ABSTRACT

This chapter explores the interior and exterior world of Kashmir in the days and months after August 5, 2019, when it woke up to the annexation of its land and the abolishment of its statehood, its legal status, its residency rights, and privileges. Through the experience of one family, the chapter evokes the devastating moment in which the seven million people of Kashmir, confined under a military siege and a communications lockdown, learned of their plundered future and legacy. Through the reportage and accounts of several other families, homes, and neighborhoods across various districts of the Valley, it uncovers much of what lay beneath the blindness imposed by the siege: mass arrests, torture, vandalism, and surveillance. In particular, it attempts to unravel the uncertain, unfamiliar silence that plagued Kashmir in the face of its greatest assault. In doing so, it asks: while this silence was structurally imposed by the siege, how much of it was shaped, for the Kashmiri, by fear, by grief, or by disbelief?
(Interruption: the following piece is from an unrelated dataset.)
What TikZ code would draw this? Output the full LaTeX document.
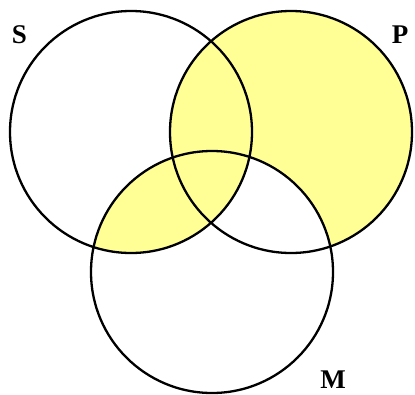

What did this silence look, feel, and sound like against a landscape otherwise dressed in crowds that march, wail, chant, and pray for freedom? And since the conflict no longer displayed itself in the open, no longer lay naked on the street in the form of protests or clashes, what shape and form had it taken on the inside?

These questions and their answers come together in this chapter to form an intimate, literary portrait of Kashmir during the most significant, decisive moment in its recent history.